H. P. Lovecraft, subtitulado “Contra el mundo, contra la vida”, su más reciente incursión en el género ensayístico, no tiene nada o tiene muy poco que ver con la anterior producción de Houellebecq: en primer lugar, el narrador nunca había expuesto alguna inclinación hacia los relatos de anticipación, ciencia ficción o miedo. En segundo, resulta, por decir lo menos, sorprendente esta fervorosa afición de Houellebecq por lo fantástico, pues la totalidad de su corpus previo ni siquiera indica una ínfima dosis de predilección por esta mal llamada subliteratura por la que, más asombroso todavía, Houellebecq se manifiesta cual fanático sin límites. Por último, en este orden de asuntos, la elección de ese oscuro y venerado prosista norteamericano revela una nueva cara en Houellebecq, que, con toda seguridad, no será la última: la de defensor y propagandista a ultranza, de autores y autoras olvidados, considerados de menor categoría, ignorados, denostados o simplemente menospreciados por lo estudiosos de lo “serio”, en el arte, la literatura y todo lo demás.

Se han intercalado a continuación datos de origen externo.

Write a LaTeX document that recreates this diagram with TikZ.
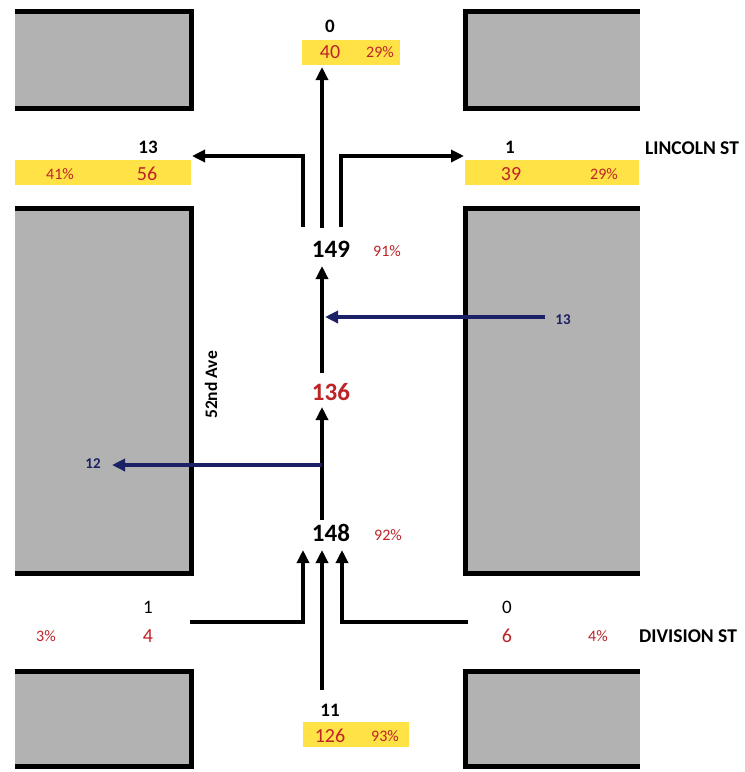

Houellebecq descubrió los cuentos de Lovecraft a los dieciséis años y volvió con asiduidad a las llamadas grandes fábulas del supremo maestro del terror cósmico. Lovecraft, aparentemente, carecía de todo atractivo para generar en Houellebecq tanta fascinación, tanto embrujo en alguien del todo ajeno al universo del prosista norteamericano. Con todo, Houellebecq construye una crónica, calificada de profética, en la que su oficio de escritor acentúa el propio trabajo de gimnasta del pesimismo, de apologista de lo insólito, de neurótico del ocaso, a la luz de su prolífica producción anterior. Para él, la fuerza de atracción de Lovecraft reside en su capacidad para edificar una oposición permanente, una enmienda a la totalidad de lo humano en todos sus aspectos. Precedido por un enjundioso prólogo de Stephen King, quien se declara un acérrimo admirador de Lovecraft, este volumen de Houellebecq subraya el fenómeno de que es solo en aquellos lugares secretos donde curamos nuestras heridas. Por consiguiente, ahí nos preparamos para la próxima batalla que nos presenta la realidad, pudiendo así enfrentar una sociedad y un medio poco propicios, donde impera, de manera suprema, aquello que es inverosímil, curioso, peregrino.

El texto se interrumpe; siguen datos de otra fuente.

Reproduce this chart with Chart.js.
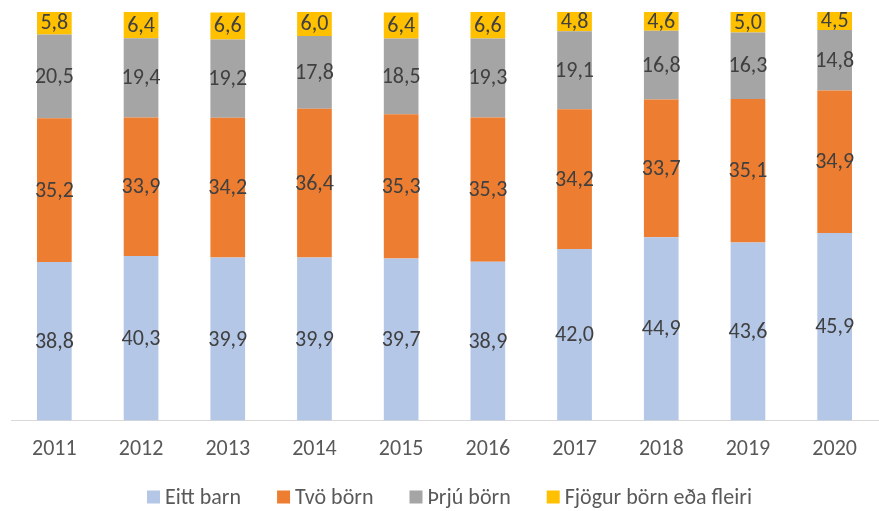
<!DOCTYPE html>
<html><head><meta charset="utf-8">
<script src="https://cdn.jsdelivr.net/npm/chart.js@4/dist/chart.umd.min.js"></script>
<style>html,body{margin:0;padding:0;background:#fff}#wrap{width:879px;height:511px}</style>
</head><body><div id="wrap"><canvas id="c" width="879" height="511"></canvas></div>
<script>
const categories = ['2011','2012','2013','2014','2015','2016','2017','2018','2019','2020'];
const eittBarn = [38.8,40.3,39.9,39.9,39.7,38.9,42.0,44.9,43.6,45.9];
const tvoBorn = [35.2,33.9,34.2,36.4,35.3,35.3,34.2,33.7,35.1,34.9];
const thrjuBorn = [20.5,19.4,19.2,17.8,18.5,19.3,19.1,16.8,16.3,14.8];
const fjogurBorn = [5.8,6.4,6.6,6.0,6.4,6.6,4.8,4.6,5.0,4.5];
const seriesNames = ['Eitt barn','Tvö börn','Þrjú börn','Fjögur börn eða fleiri'];
const colors = ['#B4C7E7','#ED7D31','#A5A5A5','#FFC000'];
const FONT = "Carlito, Calibri, Lato, 'Liberation Sans', sans-serif";

const labelPlugin = {
  id: 'segLabels',
  afterDatasetsDraw(chart) {
    const ctx = chart.ctx;
    ctx.save();
    ctx.font = '22px ' + FONT;
    ctx.fillStyle = '#404040';
    ctx.textAlign = 'center';
    ctx.textBaseline = 'middle';
    chart.data.datasets.forEach((ds, i) => {
      const meta = chart.getDatasetMeta(i);
      meta.data.forEach((el, j) => {
        const v = ds.data[j];
        ctx.fillText(v.toFixed(1).replace('.', ','), el.x, (el.y + el.base) / 2 + 1);
      });
    });
    ctx.restore();
  }
};

// custom bottom legend (box 13px, 5px gap to text, gap between items)
const legendPlugin = {
  id: 'customLegend',
  afterDraw(chart) {
    const ctx = chart.ctx;
    ctx.save();
    ctx.font = '22px ' + FONT;
    ctx.textBaseline = 'middle';
    ctx.textAlign = 'left';
    const box = 13, gapText = 5, gapItem = 36;
    const items = chart.data.datasets.map(ds => ({ text: ds.label, color: ds.backgroundColor, w: ctx.measureText(ds.label).width }));
    const total = items.reduce((s, it) => s + box + gapText + it.w, 0) + gapItem * (items.length - 1);
    let x = chart.width / 2 - total / 2 + 10;
    const y = chart.height - 14;
    items.forEach(it => {
      ctx.fillStyle = it.color;
      ctx.fillRect(x, y - box / 2, box, box);
      ctx.fillStyle = '#595959';
      ctx.fillText(it.text, x + box + gapText, y + 1);
      x += box + gapText + it.w + gapItem;
    });
    ctx.restore();
  }
};

const data = {
  labels: categories,
  datasets: [eittBarn, tvoBorn, thrjuBorn, fjogurBorn].map((d, i) => ({
    label: seriesNames[i],
    data: d,
    backgroundColor: colors[i],
    borderWidth: 0,
    barPercentage: 0.8,
    categoryPercentage: 0.5
  }))
};

new Chart(document.getElementById('c'), {
  type: 'bar',
  data,
  plugins: [labelPlugin, legendPlugin],
  options: {
    responsive: false,
    animation: false,
    layout: { padding: { left: 11, right: 1, top: 12, bottom: 40 } },
    plugins: {
      legend: { display: false },
      tooltip: { enabled: false }
    },
    scales: {
      x: {
        stacked: true,
        grid: { display: false },
        border: { display: true, color: '#D9D9D9', width: 1 },
        ticks: { font: { family: FONT, size: 22 }, color: '#595959', padding: 8 }
      },
      y: {
        stacked: true,
        display: false,
        min: 0,
        max: 100
      }
    }
  }
});
</script></body></html>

Howard Phillips Lovecraft (1890-1937), hoy considerado un inventor artístico de talla superior, fue, en vida, fuera de haber pasado sin pena ni gloria, un hombre profundamente antipático y ni siquiera las centenares de biografías confeccionadas acerca de su persona logran disimularlo: racista, misógino, con pretensiones aristocráticas, solitario, sin reconocimiento —que lo necesitaba como el agua—, también mostró rasgos solidarios hacia colegas y amigos. Forjador de los famosos mitos de Cthulhu, obseso por los vocablos y nombres raros (en lo que anuncia a Tolkien), con seguidores en todas partes del planeta, Lovecraft es, incuestionablemente, sobrevalorado: en cada página de sus ocho ejemplares mayores, en su voluminosa correspondencia, en la integridad de su obra, se repiten, hasta el cansancio, términos y frases como espantoso, hórrido, horrendo, pavoroso, horripilante, horroroso, monstruoso, espeluznante, apocalíptico, aterrador, siniestro, lúgubre. Con su característica ironía, Jorge Luis Borges afirmó que tras apenas hojear
El color que cayó del cielo le había bastado y sobrado con Lovecraft.
Así y todo,
H. P. Lovecraft trasciende como ejemplo de superación intelectual de Houellebecq, de una novedosa integridad intelectual, del placer por investigar, descubrir, analizar, desmenuzar, contemplar con otros ojos a uno de sus narradores predilectos, diciendo por pasión y exuberancia lo que piensa y siente acerca del otrora ignoto y hoy tal vez excesivamente consagrado estadounidense. De este modo, H. P. Lovecraft resulta, a la postre, un saludable retorno a Cthulhu.